Het feit dat op de in de woning aangetroffen muts, die van een van de daders is afgetrokken, DNA zit van verdachte, is geen bewijs dat hij een van de daders is. Op de muts is namelijk ook DNA van een ander aangetroffen en de muts is volgens verdachte niet lang voor de overval uit de auto van verdachte gestolen. Niet is uit te sluiten dat een ander de dader is.
Tot slot heeft slachtoffer [naam slachtoffer 2 en getuige] tijdens de fotoconfrontatie de foto van verdachte aangewezen en gezegd dat hij niet de dader is.

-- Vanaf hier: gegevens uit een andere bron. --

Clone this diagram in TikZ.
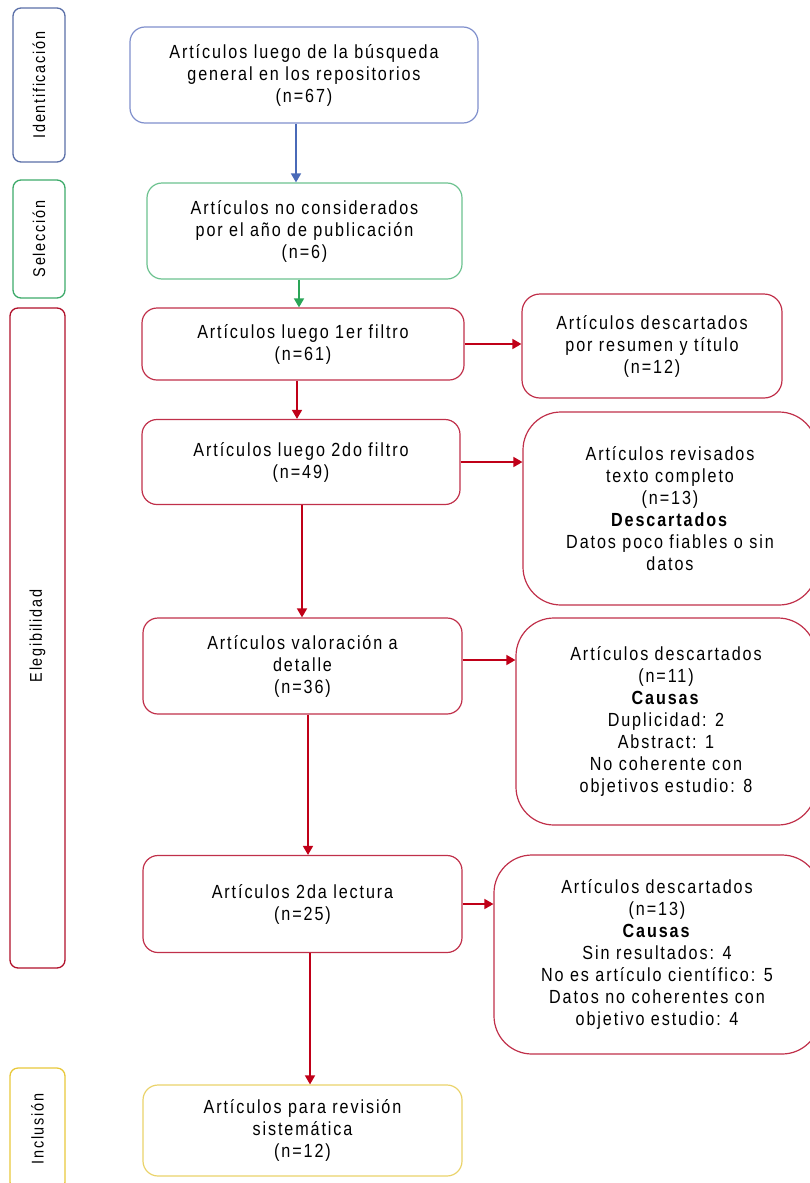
\documentclass[tikz,border=0pt]{standalone}
\usepackage{fontspec}
\setmainfont{Liberation Sans}[LetterSpace=10, FakeStretch=0.85]
\usetikzlibrary{arrows.meta}
\definecolor{bSide}{HTML}{5A6FA8}
\definecolor{bBox}{HTML}{7F8FCC}
\definecolor{bArr}{HTML}{4A6AB8}
\definecolor{gSide}{HTML}{3DAA6A}
\definecolor{gBox}{HTML}{6CC28F}
\definecolor{gArr}{HTML}{2AA557}
\definecolor{rSide}{HTML}{B0102A}
\definecolor{rBox}{HTML}{C0304A}
\definecolor{rArr}{HTML}{C00018}
\definecolor{ySide}{HTML}{E8C83A}
\definecolor{yBox}{HTML}{EAD36A}
\tikzset{
  mainbox/.style={draw, rounded corners=15pt, align=center, inner sep=0pt, line width=1.2pt,
    font=\fontsize{19}{22}\selectfont},
  bigbox/.style={mainbox, rounded corners=38pt},
  sidebox/.style={draw, rounded corners=8pt, inner sep=0pt, line width=1.3pt},
  sidetext/.style={rotate=90, font=\fontsize{17}{20}\selectfont},
  arr/.style={line width=1.6pt, -{Triangle[length=9pt,width=10pt]}}
}
\begin{document}
\begin{tikzpicture}[x=1pt,y=-1pt]
\path[use as bounding box] (0,0) rectangle (810,1183);
\begin{scope}
\clip (0,0) rectangle (810,1183);
% side boxes
\node[sidebox, draw=bSide, minimum width=52pt, minimum height=154pt] (sid) at (39,85) {};
\node[sidetext] (tid) at (sid.center) {Identificación};
\node[sidebox, draw=gSide, minimum width=52pt, minimum height=118pt] (ssel) at (39,239) {};
\node[sidetext] (tsel) at (ssel.center) {Selección};
\node[sidebox, draw=rSide, minimum width=55pt, minimum height=660pt] (seleg) at (37.5,638) {};
\node[sidetext] (teleg) at ([yshift=2pt]seleg.center) {Elegibilidad};
\node[sidebox, draw=ySide, minimum width=55pt, minimum height=122pt] (sinc) at (37.5,1129) {};
\node[sidetext] (tinc) at (sinc.center) {Inclusión};
% main column
\node[mainbox, draw=bBox, minimum width=348pt, minimum height=96pt] (id) at (304,75)
  {Artículos luego de la búsqueda\\general en los repositorios\\(n=67)};
\node[mainbox, draw=gBox, minimum width=315pt, minimum height=96pt] (sel) at (304.5,231)
  {Artículos no considerados\\por el año de publicación\\(n=6)};
\node[mainbox, draw=rBox, minimum width=322pt, minimum height=72pt] (f1) at (303,344)
  {Artículos luego 1er filtro\\(n=61)};
\node[mainbox, draw=rBox, minimum width=318pt, minimum height=85pt] (f2) at (301,462)
  {Artículos luego 2do filtro\\(n=49)};
\node[mainbox, draw=rBox, minimum width=319pt, minimum height=96pt] (f3) at (302.5,666)
  {Artículos valoración a\\detalle\\(n=36)};
\node[mainbox, draw=rBox, minimum width=319pt, minimum height=97pt] (f4) at (302.5,904)
  {Artículos 2da lectura\\(n=25)};
\node[mainbox, draw=yBox, minimum width=319pt, minimum height=91pt] (inc) at (302.5,1130.5)
  {Artículos para revisión\\sistemática\\(n=12)};
% right column
\node[mainbox, rounded corners=18pt, draw=rBox, minimum width=260pt, minimum height=104pt] (d1) at (652,346)
  {Artículos descartados\\por resumen y título\\(n=12)};
\node[bigbox, draw=rBox, minimum width=294pt, minimum height=193pt] (d2) at (670,508.5)
  {Artículos revisados\\texto completo\\(n=13)\\\textbf{Descartados}\\Datos poco fiables o sin\\datos};
\node[bigbox, draw=rBox, minimum width=300pt, minimum height=207pt] (d3) at (666,721.5)
  {Artículos descartados\\(n=11)\\\textbf{Causas}\\Duplicidad: 2\\Abstract: 1\\No coherente con\\objetivos estudio: 8};
\node[bigbox, draw=rBox, minimum width=326pt, minimum height=199pt] (d4) at (657,954.5)
  {Artículos descartados\\(n=13)\\\textbf{Causas}\\Sin resultados: 4\\No es artículo científico: 5\\Datos no coherentes con\\objetivo estudio: 4};
% arrows
\draw[arr, bArr] ([xshift=-8pt]id.south) -- ([xshift=-8pt]id.south |- sel.north);
\draw[arr, gArr] ([xshift=-5.5pt]sel.south) -- ([xshift=-5.5pt]sel.south |- f1.north);
\draw[arr, rArr] ([xshift=-6pt]f1.south) -- ([xshift=-6pt]f1.south |- f2.north);
\draw[arr, rArr] (f1.east) -- (f1.east -| d1.west);
\draw[arr, rArr] ([xshift=1pt]f2.south) -- ([xshift=1pt]f2.south |- f3.north);
\draw[arr, rArr] (f2.east) -- (f2.east -| d2.west);
\draw[arr, rArr] ([xshift=5.5pt]f3.south) -- ([xshift=5.5pt]f3.south |- f4.north);
\draw[arr, rArr] ([yshift=6pt]f3.east) -- ([yshift=6pt]f3.east -| d3.west);
\draw[arr, rArr] ([xshift=7.5pt]f4.south) -- ([xshift=7.5pt]f4.south |- inc.north);
\draw[arr, rArr] (f4.east) -- (f4.east -| d4.west);
\end{scope}
\end{tikzpicture}
\end{document}
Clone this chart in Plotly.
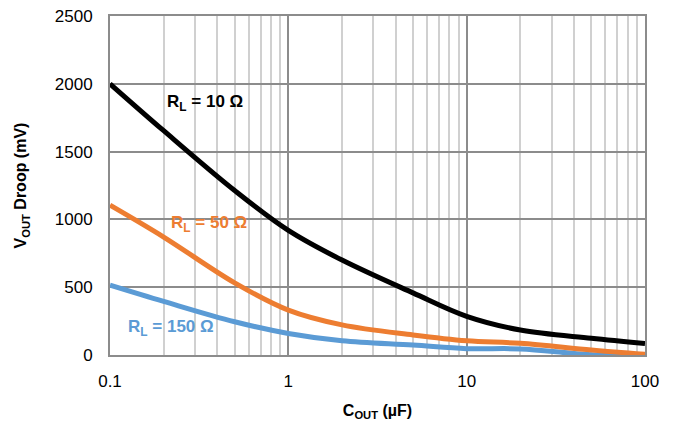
import math
import plotly.graph_objects as go

cout = [0.1, 0.2, 0.5, 1, 2, 5, 10, 20, 50, 100]
rl10 = [2000, 1654, 1213, 919, 700, 458, 285, 184, 123, 84]
rl50 = [1105, 870, 532, 331, 222, 148, 105, 86, 37, 5]
rl150 = [515, 395, 245, 159, 105, 73, 47, 45, 2, 0]

series = [
    ("R<sub>L</sub> = 10 Ω", rl10, "#000000"),
    ("R<sub>L</sub> = 50 Ω", rl50, "#ED7D31"),
    ("R<sub>L</sub> = 150 Ω", rl150, "#5B9BD5"),
]

fig = go.Figure()
for name, ys, col in series[::-1]:
    fig.add_trace(go.Scatter(x=cout, y=ys, mode="lines", name=name,
                             line=dict(color=col, width=5, shape="spline", smoothing=1.0)))

font = "Liberation Sans, Arial, sans-serif"
annots = [
    (0.34, 1860, "R<sub>L</sub> = 10 Ω", "#000000"),
    (0.36, 965, "R<sub>L</sub> = 50 Ω", "#ED7D31"),
    (0.22, 200, "R<sub>L</sub> = 150 Ω", "#5B9BD5"),
]
for x, y, t, c in annots:
    fig.add_annotation(x=math.log10(x), y=y, text="<b>" + t + "</b>", showarrow=False,
                       font=dict(family=font, size=17, color=c), xanchor="center", yanchor="middle")

fig.update_layout(
    width=675, height=422,
    margin=dict(l=110, r=30, t=16, b=67),
    paper_bgcolor="white", plot_bgcolor="white",
    showlegend=False,
    font=dict(family=font, size=16, color="#000000"),
)
fig.update_xaxes(
    type="log", range=[-1, 2], tickvals=[0.1, 1, 10, 100], ticktext=["0.1", "1", "10", "100"],
    showgrid=True, gridcolor="#8c8c8c", gridwidth=2,
    minor=dict(tickvals=[k * 10 ** e for e in (-1, 0, 1) for k in range(2, 10)], showgrid=True,
               gridcolor="#d0d0d0", gridwidth=1.5, ticks=""),
    showline=True, linecolor="#8c8c8c", linewidth=2, mirror=True,
    ticks="", zeroline=False, ticklabelstandoff=10, automargin=False,
    title=dict(text="<b>C<sub>OUT</sub> (µF)</b>", font=dict(size=16), standoff=14),
    tickfont=dict(size=17),
)
fig.update_yaxes(
    range=[0, 2500], dtick=500,
    showgrid=True, gridcolor="#8c8c8c", gridwidth=2,
    showline=True, linecolor="#8c8c8c", linewidth=2, mirror=True,
    ticks="", zeroline=False, ticklabelstandoff=12, automargin=False,
    title=dict(text="<b>V<sub>OUT</sub> Droop (mV)</b>", font=dict(size=16), standoff=24),
    tickfont=dict(size=17),
)
fig.write_html("out.html")
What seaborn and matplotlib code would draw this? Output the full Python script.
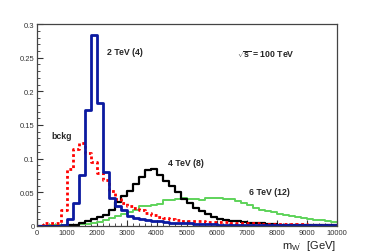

4.3 Het oordeel van de rechtbank
[naam slachtoffer 1] en [naam slachtoffer 2 en getuige] hebben aangifte gedaan dat zij ’s avonds op 10 december 2005 in de woning van [naam slachtoffer 1] zijn overvallen door twee personen met bivakmutsen op. Daarbij is geweld gebruikt – zo zou [naam slachtoffer 1] op de grond zijn gegooid – en is met geweld gedreigd. De overvallers zouden telefoons en geld hebben gestolen.
De enige concrete aanwijzing in het dossier dat verdachte in de woning is geweest ten tijde van deze overval, is de in de woning gevonden bivakmuts. Deze is van het hoofd van een van de overvallers getrokken. Er is celmateriaal op aangetroffen afkomstig van verdachte en ten minste één ander individu. Dat verdachte dus een van de overvallers is geweest, kan niet als conclusie worden getrokken, omdat niet valt uit te sluiten dat het juist de persoon was van wie ook celmateriaal is aangetroffen, die daar de overval pleegde.
In dit verband moet verder worden opgemerkt dat getuige [naam slachtoffer 2 en getuige] heeft verklaard op enig moment tijdens de overval het gezicht van beide overvallers te hebben gezien. Zij heeft hen toen niet herkend noch tijdens een later gehouden fotoconfrontatie. Wel heeft zij toen bij de foto van verdachte opgemerkt “die is het zeker niet”.
In het dossier is de enige andere link met verdachte het kenteken van de door [naam slachtoffer 2 en getuige] kort na de overval waargenomen auto. Het kenteken van deze auto lijkt op het kenteken van de bij verdachte in gebruik zijnde auto of is eraan gelijk – nu in het dossier niet consequent van hetzelfde kenteken is uitgegaan, bestaat onduidelijkheid of [naam slachtoffer 2 en getuige] toen de bij verdachte in gebruik zijnde auto heeft gezien of een andere auto.
Al met al is er geen sluitend bewijs dat verdachte een van de overvallers in de woning van [naam slachtoffer 1] is geweest op 10 december 2005. De rechtbank zal verdachte dan ook vrijspreken.
5 De benadeelde partij
De benadeelde partij [naam en adres slachtoffer 1], vordert een schadevergoeding van € 1.620,00.
Gelet op de omstandigheid dat de verdachte ten aanzien van het ten laste gelegde feit zal worden vrijgesproken, kan de benadeelde partij [naam slachtoffer 1] niet in haar vordering worden ontvangen.
6 De beslissing
De rechtbank:
Vrijspraak
- spreekt verdachte vrij van het tenlastegelegde;
Benadeelde partijen
- verklaart de benadeelde partij [naam en adres slachtoffer 1], in haar vordering niet-ontvankelijk;
- veroordeelt de benadeelde partij [naam slachtoffer 1] in de kosten, door verdachte ter verdediging tegen de vordering gemaakt, begroot op nihil.
Dit vonnis is gewezen door mr. S.V. Pelsser, voorzitter, mr. M.C.A.E. van Binnebeke en mr. C.G.A. Wouters, rechters, in tegenwoordigheid van mr. S. Schmeets, en is uitgesproken ter openbare terechtzitting op 2 december 2008.